Website operators can help reduce the risk of being targeted with session replay claims in a number of ways, including: (1) obtaining affirmative consent to the site’s terms of use and privacy policy prior to allowing access to the site; (2) conspicuously disclosing the site’s privacy policy and taking steps to ensure that key provisions are clear and easy to understand; (3) providing detailed disclosures about analytics-related activities and site usage monitoring including the use of session replay or similar website analytics tools and related data sharing with vendors; and (4) employing class action waiver terms, arbitration and governing law provisions, which may make a website a less tempting target for an opportunistic strike suit.

Courts can usually take judicial notice of the text of publicly available terms of use, and the ability to clearly and succinctly show a tribunal that the use of session replay software was explicitly disclosed and actually or impliedly consented to should greatly reduce the likelihood of a successful class action lawsuit.

Notes

  1. A related, but separate trend has also emerged under the 1988 federal Video Privacy Protection Act, 18 U.S.C.S. § 2710 (“VPPA”).  Though the statute was enacted to prohibit “video tape service providers” from unlawfully disclosing consumers’ private viewing histories to third parties, the class action plaintiffs’ bar has sought to construe the VPPA to apply not only to streaming services and other modern iterations of the traditional video rental store that rent, sell, and offer subscription video content, but to virtually any commercial website that allows site visitors to view and access video content, from product advertisements to how-to videos.

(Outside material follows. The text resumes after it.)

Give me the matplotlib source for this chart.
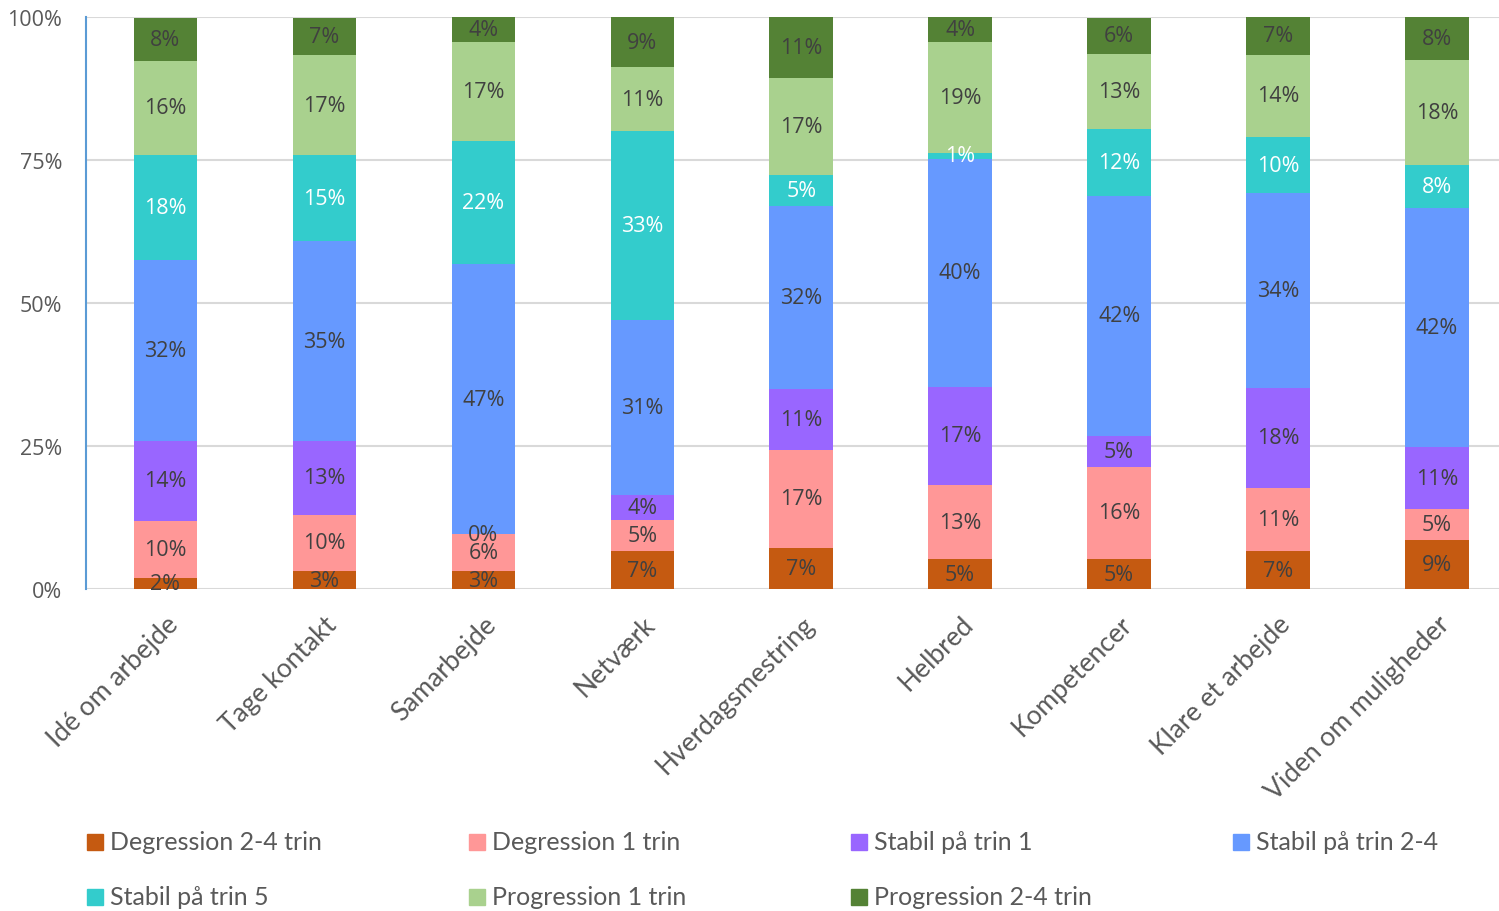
import numpy as np
import matplotlib
matplotlib.use("Agg")
import matplotlib.pyplot as plt
from matplotlib.patches import Rectangle


categories = [
    "Idé om arbejde",
    "Tage kontakt",
    "Samarbejde",
    "Netværk",
    "Hverdagsmestring",
    "Helbred",
    "Kompetencer",
    "Klare et arbejde",
    "Viden om muligheder",
]

series_names = [
    "Degression 2-4 trin",
    "Degression 1 trin",
    "Stabil på trin 1",
    "Stabil på trin 2-4",
    "Stabil på trin 5",
    "Progression 1 trin",
    "Progression 2-4 trin",
]

# shares in percent, one list per series
degression_2_4 = [2.0, 3.1, 3.1, 6.6, 7.2, 5.2, 5.2, 6.6, 8.6]
degression_1 = [9.9, 9.9, 6.5, 5.4, 17.1, 13.0, 16.2, 11.0, 5.4]
stabil_1 = [14.0, 12.9, 0.0, 4.4, 10.7, 17.2, 5.4, 17.6, 10.8]
stabil_2_4 = [31.6, 34.9, 47.2, 30.7, 31.9, 39.8, 41.9, 34.0, 41.8]
stabil_5 = [18.4, 15.1, 21.6, 33.0, 5.4, 1.1, 11.7, 9.8, 7.6]
progression_1 = [16.4, 17.4, 17.2, 11.1, 17.0, 19.3, 13.1, 14.4, 18.3]
progression_2_4 = [7.6, 6.6, 4.4, 8.8, 10.7, 4.4, 6.4, 6.6, 7.6]

series = [degression_2_4, degression_1, stabil_1, stabil_2_4,
          stabil_5, progression_1, progression_2_4]

colors = ["#C55A11", "#FF9797", "#9966FF", "#6699FF",
          "#33CCCC", "#A9D18E", "#548235"]
label_colors = ["#404040", "#404040", "#404040", "#404040",
                "#FFFFFF", "#404040", "#404040"]

plt.rcParams["font.family"] = ["Open Sans", "DejaVu Sans"]
legend_font = ["Lato", "DejaVu Sans"]

W, H = 1499, 912
fig = plt.figure(figsize=(W / 100, H / 100), dpi=100)
ax = fig.add_axes([86 / W, 1 - 590 / H, (W - 86) / W, (590 - 18) / H])

x = np.arange(len(categories))
bottom = np.zeros(len(categories))
for vals, col, lcol in zip(series, colors, label_colors):
    vals = np.array(vals)
    ax.bar(x, vals, 0.4, bottom=bottom, color=col, zorder=3)
    for xi, b, v in zip(x, bottom, vals):
        ax.text(xi, b + v / 2, f"{v:.0f}%", ha="center", va="center",
                color=lcol, fontsize=15.5, zorder=4, clip_on=False)
    bottom += vals

ax.set_xlim(-0.5, 8.39)
ax.set_ylim(0, 100)
ax.set_yticks([0, 25, 50, 75, 100])
ax.set_yticklabels(["0%", "25%", "50%", "75%", "100%"], color="#595959", fontsize=15.5)
ax.yaxis.grid(True, color="#D9D9D9", linewidth=1.5, zorder=0)
ax.tick_params(axis="both", length=0)
ax.tick_params(axis="y", pad=17)

ax.set_xticks(x)
ax.set_xticklabels(categories, rotation=45, ha="right", va="top",
                   rotation_mode="anchor", color="#595959", fontsize=19,
                   family=legend_font)
ax.tick_params(axis="x", pad=16)

for s in ["top", "right", "bottom"]:
    ax.spines[s].set_visible(False)
ax.spines["left"].set_color("#5B9BD5")
ax.spines["left"].set_linewidth(1.5)

# legend laid out by hand: 4 per row like the original
for i, (name, col) in enumerate(zip(series_names, colors)):
    row, c = divmod(i, 4)
    px = 87 + c * 382
    py = 843 + row * 55
    fig.patches.append(Rectangle((px / W, 1 - (py + 8) / H), 16 / W, 16 / H,
                                 transform=fig.transFigure, color=col))
    fig.text((px + 23) / W, 1 - py / H, name, ha="left", va="center",
             color="#595959", fontsize=18, family=legend_font)

fig.savefig("out.png", dpi=100)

  2. See, e.g., Pennsylvania Wiretapping and Electronic Surveillance Control Act, 18 Pa. C.S.A. § 5701 et seq. (“WESCA”); Electronic Communications Privacy Act, 18 U.S.C.S. §§ 2510-2523 (“ECPA”).

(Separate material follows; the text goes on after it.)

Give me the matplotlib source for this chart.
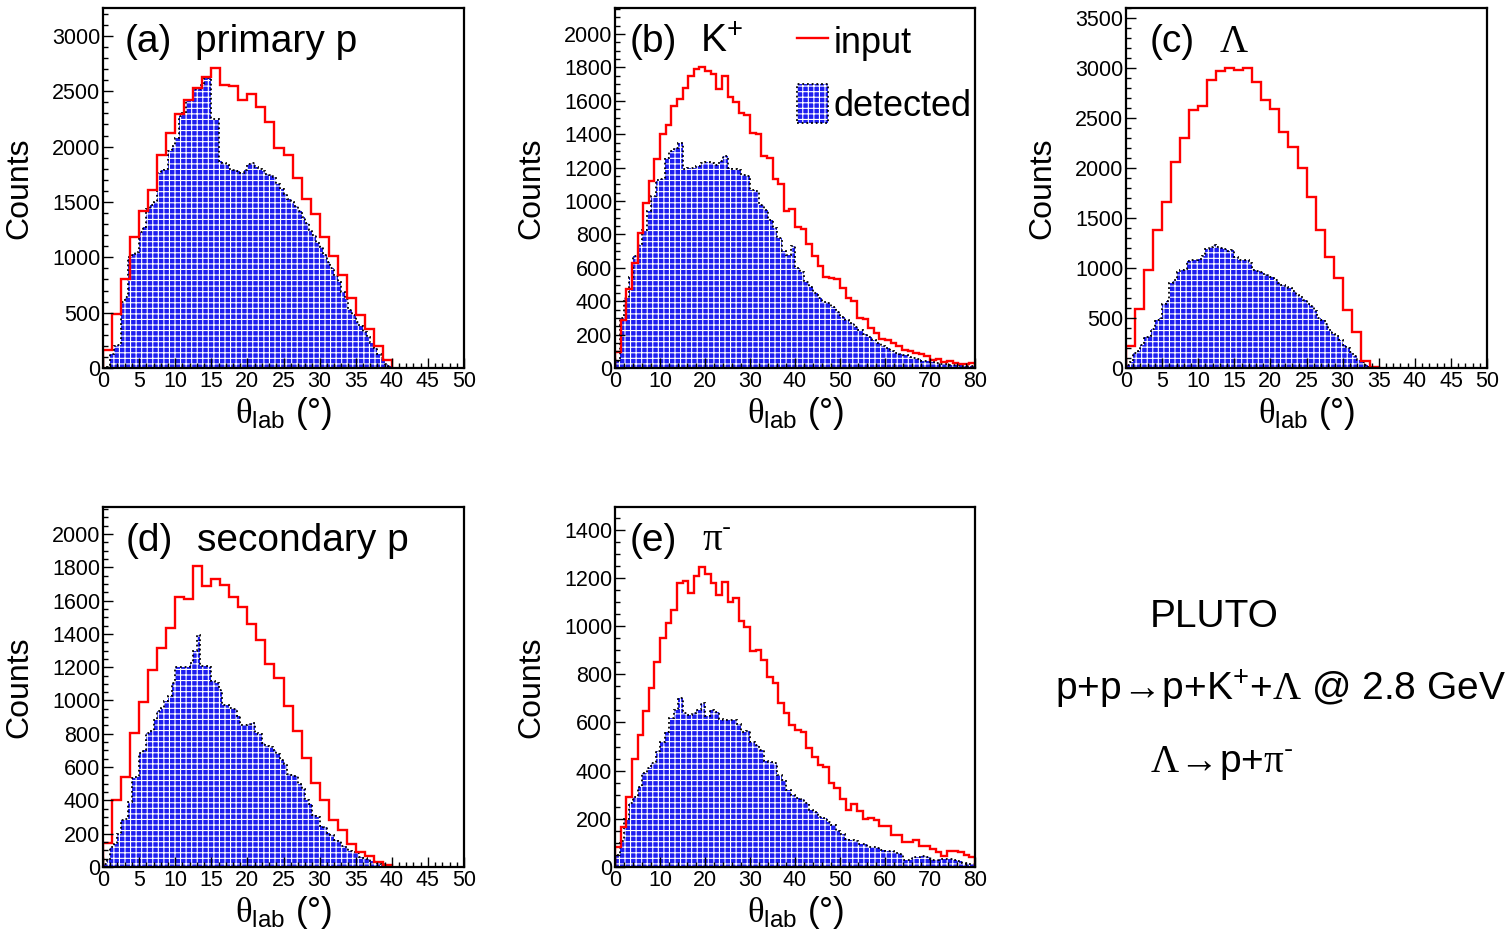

  3. See Bartnicki v. Vopper, 532 U.S. 514, 542-43 (2001) (Rehnquist, C.J., dissenting).
  4. “[T]he canon of strict construction of criminal statutes, or rule of lenity, ensures fair warning by so resolving ambiguity in a criminal statute as to apply it only to conduct clearly covered.”  United States v. Lanier, 520 U.S. 259, 266 (1997).
  5. Criminal statutes and statutes with both criminal and civil applications must be construed strictly and uniformly, even where being interpreted in a civil context.  See Clark v. Suarez Martinez, 543 U.S. 371, 380 (2005); Leocal v. Ashcroft, 543 U.S. 1, 11-12 n.8 (2004).
  6. Clark, 543 U.S. at 380-81.
  7. See U.S. Const. Art. I, Sec. 8, cl. 3; Pike v. Bruce Church, 397 U.S. 137, 140-42 (1970) (local and state laws that appear facially neutral may not burden interstate commerce in a way that is clearly excessive in relation to any local benefit).
  8. See Pike, 397 U.S. at 142.
  9. 45 F.4th 687 (3d. Cir. 2022).
  10. See ECPA, 18 U.S.C. § 2511(2)(d).